Rather than tackling this problem by just en masse trying to analyze all of the data at once, it makes more sense to use a divide-and-conquer kind of strategy, first analyzing smaller chunks. In fact, the contest provides a so-called training data set, allowing you to more easily gauge the effectiveness of your image classification programs.

That being said, in discussing this contest with some potential entrants, I tried to emphasize that they should not try to take a mindless “hacking” approach to this problem. In other words, rather than just coding up some image analysis program, or grabbing one off-the-shelf, I am guessing that the better approach will first involve carefully thinking about how to approach the problem, and designing a solution.

Of course, the solution, once you start to construct and test it, will likely need to be adjusted, or in today’s parlance be “pivoted” – but it is likely better to have an overall plan, rather than just do the jump in the middle strategy and hope that you find your way out of the puzzle.
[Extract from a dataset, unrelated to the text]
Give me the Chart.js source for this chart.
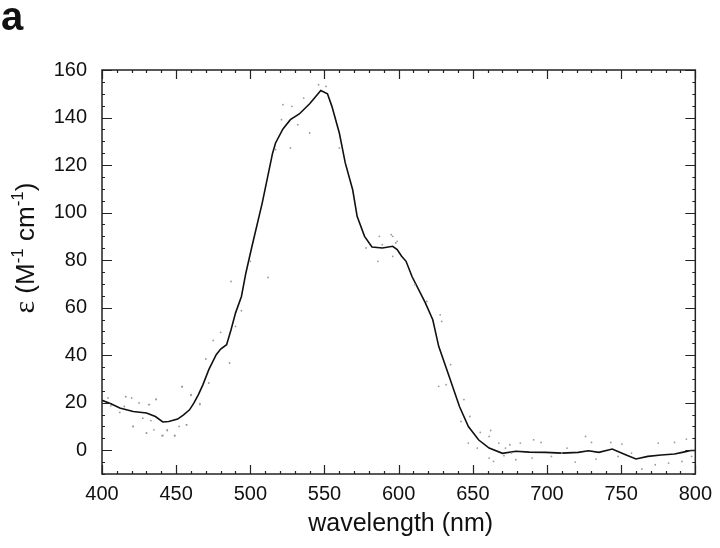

I’ve heard some complaints from some computer scientists and data scientists that the contest is stacked toward the imagery specialists.

That admittedly is a potential qualm, and their complaints that a big data problem could have been more well-rounded, such as by using tweets or some other kind of large data sets.

But, it is the first such contest, and the imagery data does not necessarily mean that only the top notch image processing gurus are going to take the prize.

They might fall into the trap of using one of their run of the mill imagery analysis routines, and could potentially be caught unawares by someone from another discipline that brings to play an algorithm that the image pros had not previously considered.

Admittedly, it is a bit like a sporting contest where the problem deals with say baseball skills, and so the football and basketball players are inherently at a disadvantage of the baseball wizards.

You might consider that rather than fighting them, joining them.

Reach out to your imagery expert colleagues, extend a hand of cooperation, and maybe the winning team will arise from such a combination.

Either way, please consider taking the plunge and diving into the competition (did you catch those puns?).

    WRAP-UP

Here’s the web site:

www.datasciencebowl.com

The contest ends on March 16, 2015.

Please don’t wait until say March 15 to get started, though I suppose a last minute hail mary notion might be tempting to some.

I will update you along the way about how the contestants are doing (there is a leaderboard being displayed at the site), and I will provide an assessment of the final winners at the end, sharing with you some insights gleamed by their efforts.

Get the data, save the oceans, make some bucks.

Enough said.